Tom Russell - Hotwalker

Over eighteen albums, balladeer Tom Russell has written lasting songs that have been recorded by everyone from Johnny Cash to Doug Sahm, and sung them in a smooth, cleanly enunciated baritone that make even his collections of songs by others compelling. He's been devoted to all things Americana, shown especially on theme albums about cowboy life, the immigrant experience and other historical subjects.

Two albums ago, on 2003's Modern Art, a certain crotchety nostalgia started to set in, mixed with a seeming obliviousness about the effect -- as in the title song, which informed us of the astounding piece of information that "in 1964, The Beatles came." Nostalgia and artiness by period reference is the very stuff of this new CD, which is not a collection of songs but a 70-minute sound pastiche of spoken recitations, old audio clips, and a bit of music, self-described as "A Ballad for a Gone America." It's a cut-and-paste catalogue of outsiders which might as well have been titled "Where Have All The Beatniks Gone?"

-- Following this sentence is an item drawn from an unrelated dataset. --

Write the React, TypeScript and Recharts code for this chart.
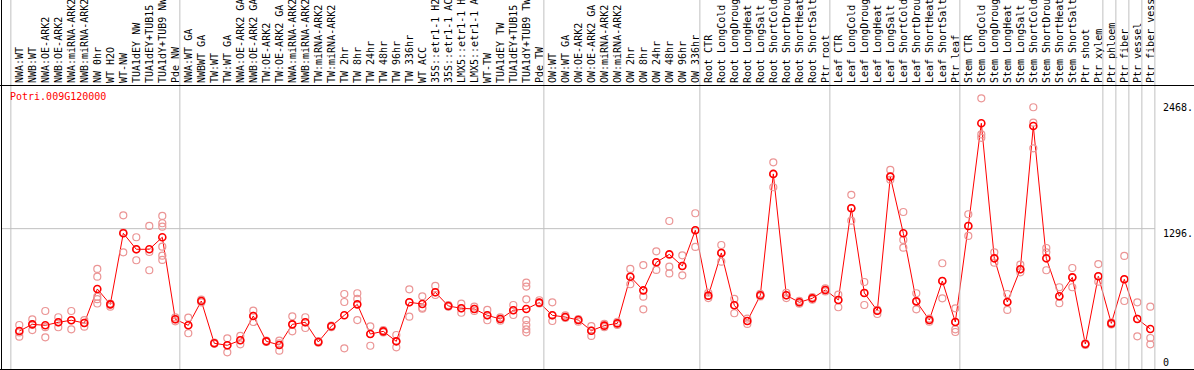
import { ComposedChart, Line, Scatter, XAxis, YAxis, ReferenceLine } from "recharts";

const categories = [
  "NWA:WT", "NWB:WT", "NWA:OE-ARK2", "NWB:OE-ARK2", "NWA:miRNA-ARK2", "NWB:miRNA-ARK2", "NW 0hr", "WT H2O", "WT-NW",
  "TUA1dEY NW", "TUA1dEY+TUB15", "TUA1dY+TUB9 NW", "Pde NW",
  "NWA:WT GA", "NWBWT GA", "TW:WT", "TW:WT GA", "NWA:OE-ARK2 GA", "NWB:OE-ARK2 GA", "TW:OE-ARK2", "TW:OE-ARK2 GA",
  "NWA:miRNA-ARK2", "NWB:miRNA-ARK2", "TW:miRNA-ARK2", "TW:miRNA-ARK2", "TW 2hr", "TW 8hr", "TW 24hr", "TW 48hr",
  "TW 96hr", "TW 336hr", "WT ACC", "35S::etr1-1 H2", "35S::etr1-1 AC", "LMX5::etr1-1 H", "LMX5::etr1-1 A", "WT-TW",
  "TUA1dEY TW", "TUA1dEY+TUB15", "TUA1dY+TUB9 TW", "Pde TW",
  "OW:WT", "OW:WT GA", "OW:OE-ARK2", "OW:OE-ARK2 GA", "OW:miRNA-ARK2", "OW:miRNA-ARK2", "OW 2hr", "OW 8hr",
  "OW 24hr", "OW 48hr", "OW 96hr", "OW 336hr",
  "Root CTR", "Root LongCold", "Root LongDroug", "Root LongHeat", "Root LongSalt", "Root ShortCold", "Root ShortDrou",
  "Root ShortHeat", "Root ShortSalt", "Ptr root",
  "Leaf CTR", "Leaf LongCold", "Leaf LongDroug", "Leaf LongHeat", "Leaf LongSalt", "Leaf ShortCold", "Leaf ShortDrou",
  "Leaf ShortHeat", "Leaf ShortSalt", "Ptr leaf",
  "Stem CTR", "Stem LongCold", "Stem LongDroug", "Stem LongHeat", "Stem LongSalt", "Stem ShortCold", "Stem ShortDrou",
  "Stem ShortHeat", "Stem ShortSalt", "Ptr shoot", "Ptr xylem",
  "Ptr phloem", "Ptr fiber", "Ptr vessel", "Ptr fiber vess",
];

const means = [
  344, 406, 397, 425, 444, 418, 735, 592, 1253, 1104, 1104, 1216, 453,
  397, 623, 230, 211, 258, 484, 248, 214, 406, 425, 242, 388, 490, 592, 316, 341, 248, 611, 595, 704, 577, 555, 549,
  490, 456, 537, 549, 608,
  490, 474, 446, 347, 394, 415, 849, 722, 983, 1057, 949, 1281,
  673, 1070, 583, 437, 676, 1805, 676, 611, 648, 726,
  633, 1486, 698, 533, 1780, 1253, 620, 446, 809, 428,
  1321, 2276, 1020, 614, 918, 2251, 1020, 667, 843, 223, 853,
  415, 825, 456, 363,
];

const replicates = [
  [400, 330, 291], [453, 406, 353], [530, 380, 285], [472, 425, 379], [530, 444, 360], [446, 420, 384],
  [921, 849, 663, 600, 640], [600, 592, 570], [1420, 1260, 1076], [1216, 1104, 1002], [1321, 1079, 909],
  [1414, 1346, 1314, 1128, 1045, 1005], [434, 453, 470],
  [468, 397, 323], [623, 610, 636], [230, 225, 236], [276, 211, 146], [298, 258, 220], [533, 484, 428],
  [254, 248, 242], [254, 230, 161], [481, 406, 341], [472, 425, 372], [242, 235, 250], [388, 380, 395],
  [688, 614, 183], [695, 642, 446], [388, 316, 207], [341, 352, 330], [307, 248, 192], [732, 611, 477],
  [667, 552, 560], [763, 704, 679], [577, 570, 585], [598, 555, 514], [570, 549, 530], [540, 490, 444],
  [470, 456, 440], [586, 537, 493], [794, 757, 639, 446, 400, 360, 332], [630, 608, 600],
  [611, 490, 437], [490, 474, 465], [446, 430, 455], [390, 347, 298], [410, 394, 380], [430, 415, 400],
  [921, 849, 779], [957, 663, 546], [1085, 983, 912], [1367, 942, 880], [1048, 949, 862], [1439, 1281, 1126],
  [700, 673, 650], [1144, 1070, 989], [642, 583, 509], [460, 437, 410], [690, 676, 665], [1913, 1805, 1681],
  [700, 676, 650], [625, 611, 598], [660, 648, 635], [740, 726, 712],
  [682, 633, 565], [1611, 1486, 1370], [800, 698, 586], [540, 533, 502], [1842, 1780, 1750],
  [1451, 1191, 1119], [695, 620, 546], [460, 446, 430], [974, 809, 648], [555, 428, 360, 335],
  [1430, 1321, 1228], [2508, 2172, 2141], [1076, 1020, 980], [688, 614, 540], [961, 918, 890],
  [2425, 2282, 2043], [1116, 1076, 909], [751, 667, 602], [930, 843, 751], [230, 223, 215], [967, 853, 803],
  [425, 415, 405], [1042, 825, 623], [611, 456, 295], [570, 279, 220],
];

// first index of each sample group; the last entry closes the final group
const groupStarts = [0, 13, 41, 53, 63, 73, 84, 85, 86, 87, 88];
const yTicks = [0, 1296, 2468];

const W = 1194;
const H = 370;
const font = "'DejaVu Sans Mono', monospace";

const meanData = means.map((v, i) => ({ idx: i, mean: v }));
const repData = replicates.flatMap((reps, i) => reps.map((v) => ({ idx: i, value: v })));
const boundaries = groupStarts.map((s) => s - 0.65);
const topTicks = [...categories.map((_, i) => i), ...boundaries];

function TopTick(props: any) {
  const { x, y, payload } = props;
  const v = payload.value;
  if (!Number.isInteger(v)) {
    return <line x1={x} x2={x} y1={0} y2={369} stroke="#c0c0c0" strokeWidth={1} />;
  }
  return (
    <text
      transform={`translate(${x + 3.5},${y}) rotate(-90)`}
      textAnchor="start"
      fontFamily={font}
      fontSize={10}
      fill="#000"
    >
      {categories[v]}
    </text>
  );
}

function RightTick(props: any) {
  const { x, y, payload } = props;
  const v = payload.value;
  return (
    <text x={x} y={v === 0 ? y - 2 : y + 8.5} textAnchor="start" fontFamily={font} fontSize={10} fill="#000">
      {v === 0 ? "0" : `${v}.`}
    </text>
  );
}

export default function App() {
  return (
    <div style={{ position: "relative", width: W, height: H, background: "#fff" }}>
      <style>{"body{margin:0}"}</style>
      <ComposedChart width={W} height={H} data={meanData} margin={{ top: 0, right: 0, bottom: 2, left: 1 }}>
        <XAxis dataKey="idx" type="number" domain={[-1.408, 87.36]} allowDataOverflow hide />
        <XAxis
          xAxisId="top"
          orientation="top"
          dataKey="idx"
          type="number"
          domain={[-1.408, 87.36]}
          allowDataOverflow
          height={85}
          ticks={topTicks}
          interval={0}
          tickSize={0}
          tickMargin={2}
          axisLine={false}
          tickLine={false}
          tick={<TopTick />}
        />
        <YAxis
          orientation="right"
          width={39}
          type="number"
          domain={[0, 2632]}
          allowDataOverflow
          ticks={yTicks}
          interval={0}
          axisLine={false}
          tickLine={false}
          tick={<RightTick />}
        />
        <ReferenceLine y={1296} stroke="#c0c0c0" strokeWidth={1} />
        <Scatter
          data={repData}
          dataKey="value"
          isAnimationActive={false}
          shape={(p: any) => <circle cx={p.cx} cy={p.cy} r={3.5} fill="none" stroke="#eb9595" strokeWidth={1.2} />}
        />
        <Line
          dataKey="mean"
          type="linear"
          stroke="#ff0000"
          strokeWidth={1}
          isAnimationActive={false}
          dot={{ r: 3.5, stroke: "#ff0000", strokeWidth: 1.6, fill: "none" }}
          activeDot={false}
        />
      </ComposedChart>
      <svg width={W} height={H} style={{ position: "absolute", left: 0, top: 0, pointerEvents: "none" }}>
        <line x1={1.5} x2={1.5} y1={0} y2={370} stroke="#000" strokeWidth={1} />
        <line x1={0} x2={W} y1={85.5} y2={85.5} stroke="#000" strokeWidth={1} />
        <line x1={0} x2={W} y1={369.5} y2={369.5} stroke="#000" strokeWidth={1} />
        <text x={10} y={100} fontFamily={font} fontSize={10} fill="#ff0000">
          Potri.009G120000
        </text>
      </svg>
    </div>
  );
}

Surely there is some irony in "wasn't that a time" salutes to the likes of Charles Bukowski, Lenny Bruce, Jack Kerouac and so on, who, if they stood for anything, stood for living in the moment, not wallowing in backtracking. These are also some highly unforgotten outsiders to salute; the "Gone America" notion seems to suggest a Harry Smith-style relocation mission, but Smith retrieved old records that his audience didn't know. Russell's "old, wanted-to-be-weird" America would seem to be familiar, and previously oversaluted, for anybody that will hear this.

Where there's imagery, it's of tramps and thieves, drunken Indians, and carnival clowns. You figure there just must be a dwarf in this predictable sideshow too, until you realize that the fellow with the high-pitched voice recalling experiences on several tracks is, in fact, a dwarf -- and he's got stories of (what else?) getting plastered with Charles Bukowski.

Well, maybe they don't make self-romanticizing, self-destructive, brooding guys like they used to. And it is guys we're talking about here, by the way; the lost heroes are virtually all men, and at one point we get nodding approval of a Bukowski comment that "women are of importance only when you can't get them."

Amidst such stuff, two new Russell songs bubble up that are to-the-point and memorable -- one about Buck Owens, the other a sweet, catchy salute to Woody Guthrie that rivals Dylan's and Earle's.

The nostalgic recitations that take up more of the time here, however, soon descend into outright lists of names. That may be fodder for some cable-TV look at those fabulous '50s and '60s, and the total aural package here for a one-time Public Radio special; but it's hard to see how much of it, besides those two songs, will be the stuff of anybody's repeated plays or memories.